In Wirklichkeit war es ein Protest, der aus der Frust heraus geboren wurde, ein kurzes Auflodern von Energie, das schnell wieder erlosch. Vielleicht wäre es sinnvoller gewesen, sich auf die tiefgreifendere Reform der politischen Strukturen zu konzentrieren, statt auf ein flüchtiges Verwaltungsdetail. Tatsächlich sind die JMBG-Proteste ein Paradebeispiel dafür, wie kurzfristige Gesellschaftsbewegungen gelegentlich von der langfristigen Vision und Zielsetzung abweichen. Doch offenbar ist es leichter, sich bei einem geringfügigen Problem lautstark Gehör zu verschaffen, als die schwierigeren, systemischen Fragen anzugehen, die in den Eingeweiden des politischen Systems schwelen.
Ironischerweise haben die Proteste in Bosnien und Herzegowina einmal mehr die Spaltung in der Bevölkerung verdeutlicht. Obgleich die Demonstration den Eindruck einer einheitlichen Front erweckte, bleibt die Frage, wie eng die Gesellschaft tatsächlich zusammensteht, um tiefgreifenden Wandel herbeizuführen.
Für den aufmerksamen Betrachter bleibt nur ein nüchternes Fazit: Auch wenn sie ihren Ärger auf den Straßen zeigen, waren die Bürger in Sarajevo und anderswo vielleicht mehr darauf fokussiert, ihrem Ärger Luft zu machen, als wirklich die Zügel für einen titanenhaften Umschwung in die Hand zu nehmen. Während einige diese Bewegung als Anfang einer politischen Wiedergeburt preisen, stehen die Zahlen und Fakten einer solchen Interpretation eher skeptisch gegenüber.

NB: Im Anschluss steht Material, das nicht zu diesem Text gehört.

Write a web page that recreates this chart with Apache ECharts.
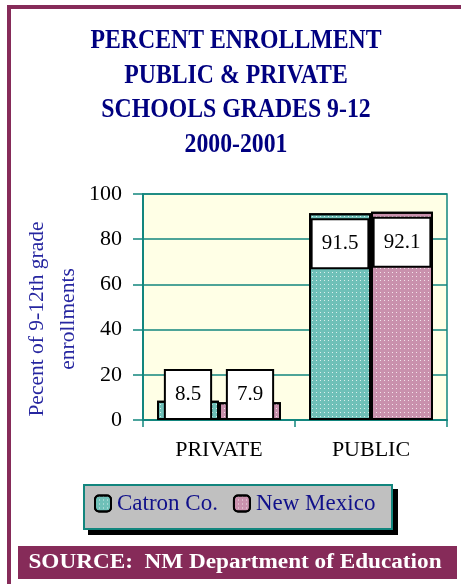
<!DOCTYPE html>
<html>
<head>
<meta charset="utf-8">
<script src="https://cdn.jsdelivr.net/npm/echarts@6/dist/echarts.min.js"></script>
<style>
html,body{margin:0;padding:0;background:#fff;}
#c{width:461px;height:584px;}
</style>
</head>
<body>
<div id="c"></div>
<script>
const categories = ['PRIVATE', 'PUBLIC'];
const catronValues = [8.5, 91.5];
const newMexicoValues = [7.9, 92.1];
const seriesNames = ['Catron Co.', 'New Mexico'];
const yTicks = { min: 0, max: 100, interval: 20 };
const titleLines = ['PERCENT ENROLLMENT', 'PUBLIC & PRIVATE', 'SCHOOLS GRADES 9-12', '2000-2001'];
const yAxisTitle = ['Pecent of 9-12th grade', 'enrollments'];
const sourceText = 'SOURCE:  NM Department of Education';

const SERIF = '"Liberation Serif", "Times New Roman", serif';
const TEAL = '#12867e';
const purple = '#862b59';

const chart = echarts.init(document.getElementById('c'), null, { renderer: 'canvas' });

const decal = {
  symbol: 'rect',
  symbolSize: 1,
  color: 'rgba(255,255,255,0.75)',
  dashArrayX: [1, 3],
  dashArrayY: [1, 3],
  rotation: 0
};

function labelFor(values) {
  return values.map(v => ({
    value: v,
    label: {
      position: v < 50 ? 'insideBottom' : 'insideTop',
      distance: v < 50 ? 2 : 7
    }
  }));
}

const labelStyle = {
  show: true,
  color: '#000',
  fontFamily: SERIF,
  fontSize: 21,
  lineHeight: 21,
  backgroundColor: '#fff',
  borderColor: '#000',
  borderWidth: 2,
  padding: [13, 9, 13, 9],
  formatter: p => p.value.toFixed(1)
};

chart.setOption({
  animation: false,
  backgroundColor: '#fff',
  aria: { enabled: false },
  grid: {
    left: 143, top: 194, width: 304, height: 226,
    show: true, backgroundColor: '#ffffe6',
    borderColor: TEAL, borderWidth: 1.5
  },
  legend: {
    data: seriesNames,
    left: 94, top: 492,
    padding: 0,
    itemWidth: 16, itemHeight: 16, itemGap: 15,
    textStyle: { fontFamily: SERIF, fontSize: 23, color: '#10108a', padding: [0, 0, 0, 1] },
    itemStyle: { borderColor: '#000', borderWidth: 2 },
    selectedMode: false
  },
  xAxis: {
    type: 'category',
    data: categories,
    axisLine: { lineStyle: { color: TEAL, width: 2 } },
    axisTick: { show: true, length: 7, lineStyle: { color: TEAL, width: 1.5 } },
    axisLabel: { color: '#000', fontFamily: SERIF, fontSize: 22, margin: 19 },
    splitLine: { show: false }
  },
  yAxis: {
    type: 'value',
    min: yTicks.min, max: yTicks.max, interval: yTicks.interval,
    axisLine: { show: true, lineStyle: { color: TEAL, width: 2 } },
    axisTick: { show: true, length: 10, lineStyle: { color: TEAL, width: 1.5 } },
    axisLabel: { color: '#000', fontFamily: SERIF, fontSize: 22, margin: 21 },
    splitLine: { show: true, lineStyle: { color: TEAL, width: 1.5 } }
  },
  series: [
    {
      name: seriesNames[0], type: 'bar', data: labelFor(catronValues),
      barWidth: 62, barGap: '0%',
      itemStyle: { color: '#6fc0b8', borderColor: '#000', borderWidth: 2, decal: decal },
      label: labelStyle
    },
    {
      name: seriesNames[1], type: 'bar', data: labelFor(newMexicoValues),
      barWidth: 62, barGap: '0%',
      itemStyle: { color: '#c991ad', borderColor: '#000', borderWidth: 2, decal: decal },
      label: labelStyle
    }
  ],
  graphic: [
    { type: 'rect', shape: { x: 7, y: 5, width: 461, height: 4 }, style: { fill: purple }, z: 10 },
    { type: 'rect', shape: { x: 7, y: 5, width: 4, height: 584 }, style: { fill: purple }, z: 10 },
    { type: 'rect', shape: { x: 88, y: 489, width: 310, height: 46 }, style: { fill: '#000' }, z: -20, silent: true },
    { type: 'rect', shape: { x: 84, y: 485, width: 308, height: 44 }, style: { fill: '#c0c0c0', stroke: TEAL, lineWidth: 2 }, z: -15, silent: true },
    {
      type: 'text', x: 236, y: 24, scaleX: 0.88,
      style: {
        text: titleLines.join('\n'), fill: '#000080',
        font: 'bold 27px ' + SERIF, lineHeight: 34.5,
        textAlign: 'center', textVerticalAlign: 'top'
      }
    },
    {
      type: 'text', x: 53, y: 319, rotation: Math.PI / 2,
      style: {
        text: yAxisTitle.join('\n'), fill: '#2626a0',
        font: '21.5px ' + SERIF, lineHeight: 31,
        textAlign: 'center', textVerticalAlign: 'middle'
      }
    },
    { type: 'rect', shape: { x: 18, y: 546, width: 439, height: 33 }, style: { fill: purple } },
    {
      type: 'text', x: 235, y: 563, scaleX: 1.16,
      style: {
        text: sourceText, fill: '#fff',
        font: 'bold 20px ' + SERIF,
        textAlign: 'center', textVerticalAlign: 'middle'
      }
    }
  ]
});
</script>
</body>
</html>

Letztlich bieten die JMBG-Proteste einen Einblick in die Herausforderungen und Hürden, mit denen post-konfliktäre Gesellschaften wie jene in Bosnien und Herzegowina konfrontiert sind. Die einfache Wahrheit ist, dass ohne umfassendere strategische Ansätze, nachhaltiger Wandel nur ein ferner Traum bleiben wird.